Chuda Dhaurali and some of his new charges
Chuda Dhaurali and some of his new charges

A new meat goat operation was born in Vermont this spring after several years of gestation and labor.  Located in Colchester, Vermont it will provide affordable goat meat to families who were forced to flee their countries because of persecution, war, or violence.  The farm was the vision of Karen Freudenberger, a volunteer then working with the Vermont Refugee Resettlement Program, who realized that “comfort food” is more than an indulgence, it’s a way of finding home in an unfamiliar country.  Working with a coalition of supporters including The Association of Africans Living in Vermont, the Vermont Land Trust, and the Vermont Center for Sustainable Agriculture, the Vermont Goat Collaborative was born.

The Seed of the New Farm

Every Monday when Karen went to volunteer, people would tell her about wishing they could find affordable goat meat.  They just couldn’t cover the $8 to $10 a pound for locally raised goat meat and so were buying imported frozen meat that they viewed as substantially inferior  She realized how important this taste of home was to the refugees from the stories they told about their former lives.  An older man, Mohamed, was sad and withdrawn until Karen asked him if he’d ever had animals.  As he started telling her about his camels, cows and goats, “His eyes just lit up, and he was a different person.  It hit me harder than any day since…what a hugely important piece of people’s lives is missing when they come here,” she said.

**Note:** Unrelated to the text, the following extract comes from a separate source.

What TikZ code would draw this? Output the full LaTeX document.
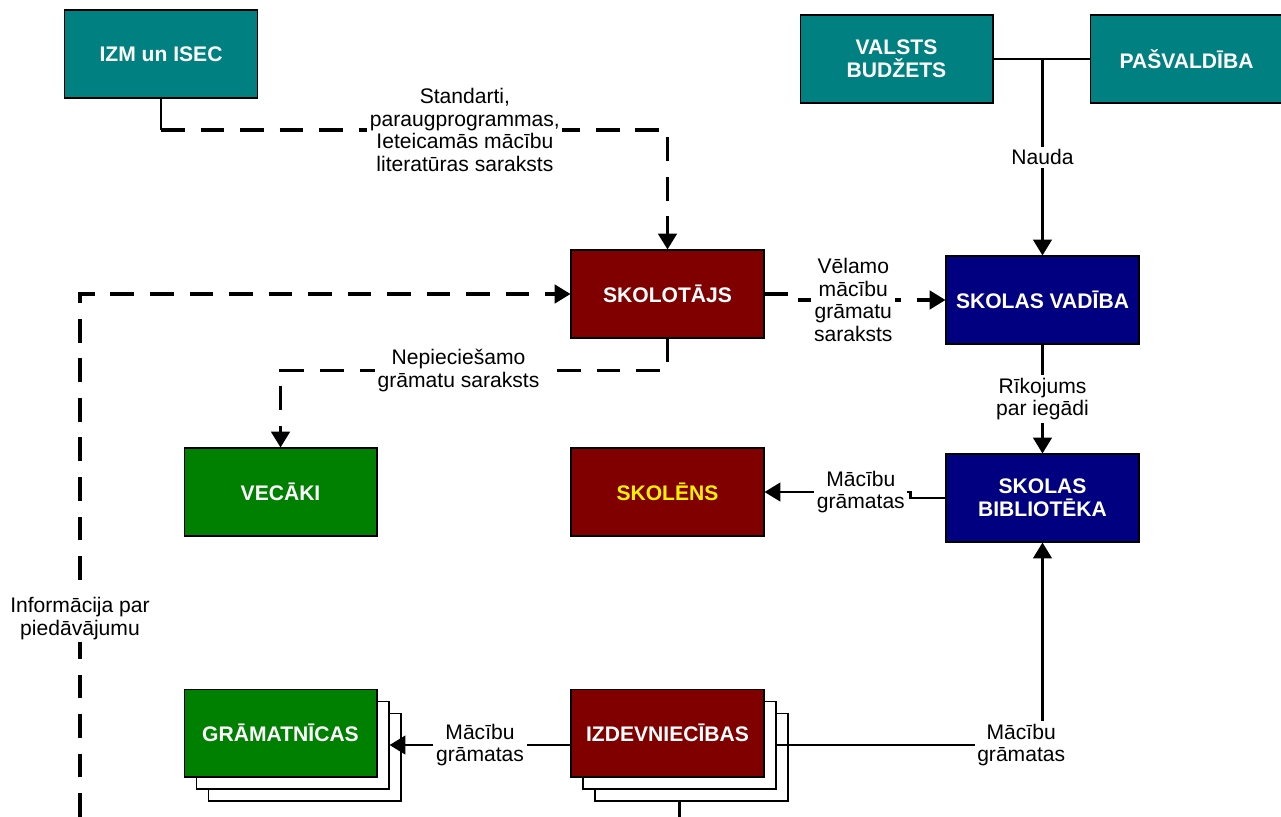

In response she visited markets serving immigrant populations to figure out the demand for goat meat, and where the meat was coming from.  When I met Karen by email in June of 2011, she wrote, “What we’re trying to do is figure out a way to help refugees here in the Burlington (VT) area produce goat meat for the ethnic market. We estimate that approximately 3000 goats are being imported frozen from Australia to meet the demands of our local refugee populations….just here in greater Burlington.  This seems a bit crazy as we struggle to maintain a working landscape, promote local foodstuffs and so on. However, as always in these ventures, the economics are sobering.  (Someday I need to figure out how the Australians can ship goat to the US for less than $3/lb!!!!)”

Steve Reid of Fat Toad Farm (Right) drops off bucklings to Chuda Dhaurali at the Vermont Goat Collaborative
Steve Reid of Fat Toad Farm (Right) drops off bucklings to Chuda Dhaurali at the Vermont Goat Collaborative

Finding Fertile Ground for the Farm

From there Karen began to put together the pieces of a puzzle that would create a new picture of home for these new Americans.  Vermont goat dairies needed a place to send the bucklings born on their farms every year, making them a good source for goats for a new farm venture.  To find land in proximity to where the recently resettled refugees live, she turned to the  the Vermont Land Trust.

The VLT focuses on the conserving farm land, to “contribute to the economy, heritage or character of the community, or that demonstrate innovative agricultural enterprises.”  In 2012, the VLT bought a 236-acre former dairy farm at auction for $535,600 that has become the home for the new goat collaborative. In addition to supporting the project with the land purchase, the organization provides advice and information on financial management, farm taxes and record keeping.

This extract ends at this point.